When she was at her best, nothing could match her huge, clean, cool mezzo-soprano - not Madonna's canny chirp, not Bono's stone church wail nor Bruce Springsteen's ramshackle growl. No, it was Houston who best embodied the feminine but gym-toned, black-inspired but aspirationally post-racial sound of global crossover pop. Like a Trump skyscraper, Houston the singer was as showily dominant as corporate capitalism itself.

Then, like many a glorious edifice, Houston's voice fell into disrepair. Drug addiction and a rocky marriage to Bobby Brown made her a tabloid staple. More tragically (for listeners, at least), her excesses trashed her instrument, which age and normal wear and tear would have imperilled anyway.

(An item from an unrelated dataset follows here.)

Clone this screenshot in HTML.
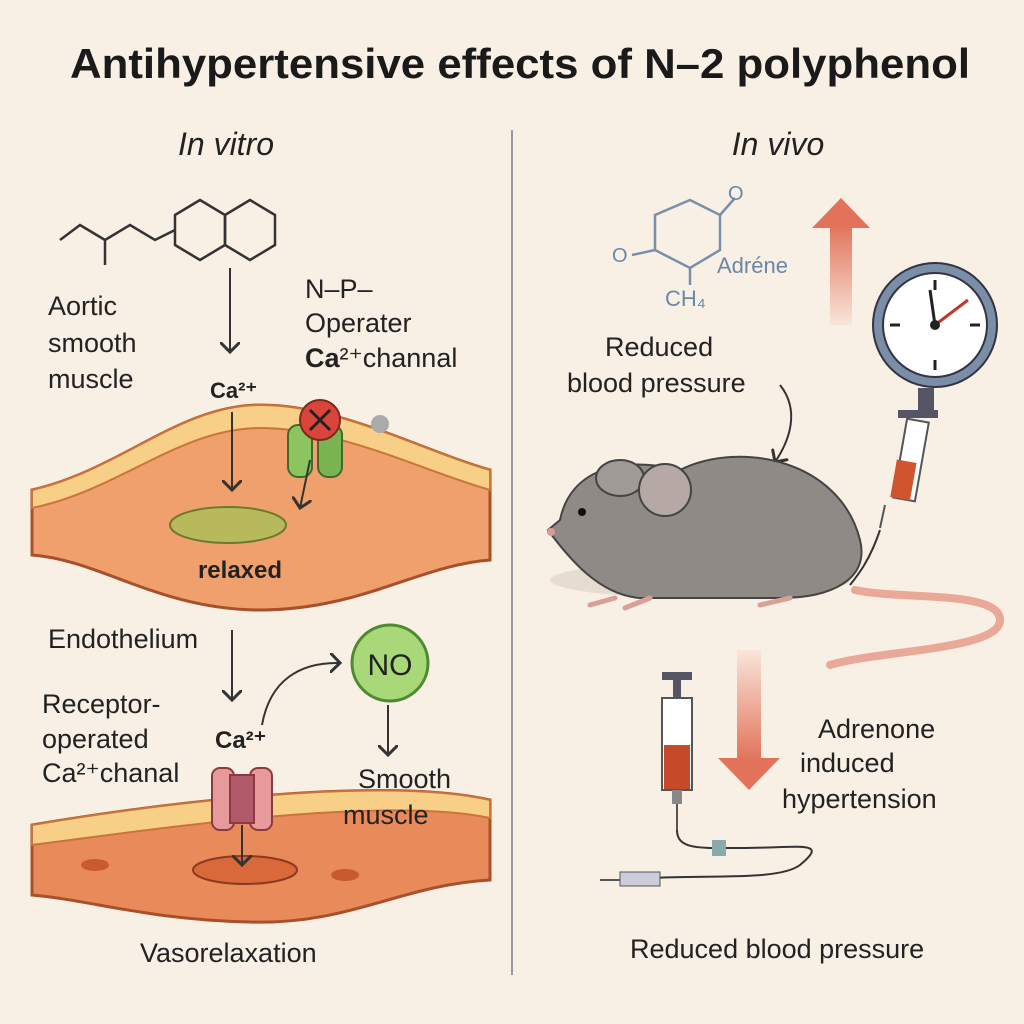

I Look to You is a costly renovation overseen by her mentor, Clive Davis, and enacted by the best craftspeople money can buy, including the producers Akon, Stargate and Nate "Danja" Hills and the songwriters Diane Warren and Alicia Keys. It's not unsuccessful: This is a habitable set of songs. But there's a limit to what Houston can accomplish, and operating within limits becomes the album's overriding theme.

This happens beneath the music's surface, which balances inspirational balladry with bubblicious club pop, as Houston's music always has done. Houston's songwriters and producers provide her with top-notch tools; she wields them cautiously and almost humbly, never falling because she never reaches too high.

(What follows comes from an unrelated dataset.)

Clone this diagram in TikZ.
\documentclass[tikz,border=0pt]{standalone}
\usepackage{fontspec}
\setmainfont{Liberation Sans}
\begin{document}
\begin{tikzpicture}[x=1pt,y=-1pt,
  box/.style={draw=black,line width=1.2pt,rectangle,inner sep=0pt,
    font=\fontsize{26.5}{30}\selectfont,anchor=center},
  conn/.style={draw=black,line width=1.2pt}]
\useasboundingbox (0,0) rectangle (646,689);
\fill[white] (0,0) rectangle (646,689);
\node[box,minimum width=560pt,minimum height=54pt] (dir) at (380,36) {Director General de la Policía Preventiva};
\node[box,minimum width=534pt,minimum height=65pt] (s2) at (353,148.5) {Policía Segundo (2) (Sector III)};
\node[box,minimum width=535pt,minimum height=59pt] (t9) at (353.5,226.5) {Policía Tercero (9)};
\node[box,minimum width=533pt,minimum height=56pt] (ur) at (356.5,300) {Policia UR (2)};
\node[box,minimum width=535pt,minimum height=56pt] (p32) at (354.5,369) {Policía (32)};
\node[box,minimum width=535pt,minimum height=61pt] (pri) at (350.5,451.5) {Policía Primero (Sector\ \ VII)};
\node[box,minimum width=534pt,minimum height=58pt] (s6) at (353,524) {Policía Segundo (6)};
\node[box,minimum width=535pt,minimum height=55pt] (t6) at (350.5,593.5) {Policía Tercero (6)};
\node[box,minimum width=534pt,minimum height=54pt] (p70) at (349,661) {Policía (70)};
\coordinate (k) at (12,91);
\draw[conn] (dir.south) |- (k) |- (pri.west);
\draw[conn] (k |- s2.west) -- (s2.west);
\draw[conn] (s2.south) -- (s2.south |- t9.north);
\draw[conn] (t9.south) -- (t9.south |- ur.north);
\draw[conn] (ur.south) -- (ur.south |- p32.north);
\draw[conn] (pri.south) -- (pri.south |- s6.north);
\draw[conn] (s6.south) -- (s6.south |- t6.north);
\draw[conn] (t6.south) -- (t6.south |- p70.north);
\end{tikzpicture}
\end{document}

The best giant ballad is the Warren-penned, David Foster-produced I Didn't Know My Own Strength, an exhibition of battle scars that's richer for the weary, injury-protecting quality of Houston's vocal. If she does earn the Grammy she's virtually been promised for a song from this set, it should be for this one.

On most of the album, platinum beats overshadow any vocal pyrotechnics, and Houston interacts with her backing tracks with the muscle memory of a dance-floor veteran. It's rewarding when she really settles into her rougher midlife tone, especially on the Danja-produced Nothin' But Love.

When she aims for sweet, as in the hooky Worth It, or spirited, as on the disco-fab climax of the Leon Russell cover A Song for You, she gets there with effort.

Though I Look to You doesn't soar like the old days, it's fine to hear Houston working on her own recovery plan.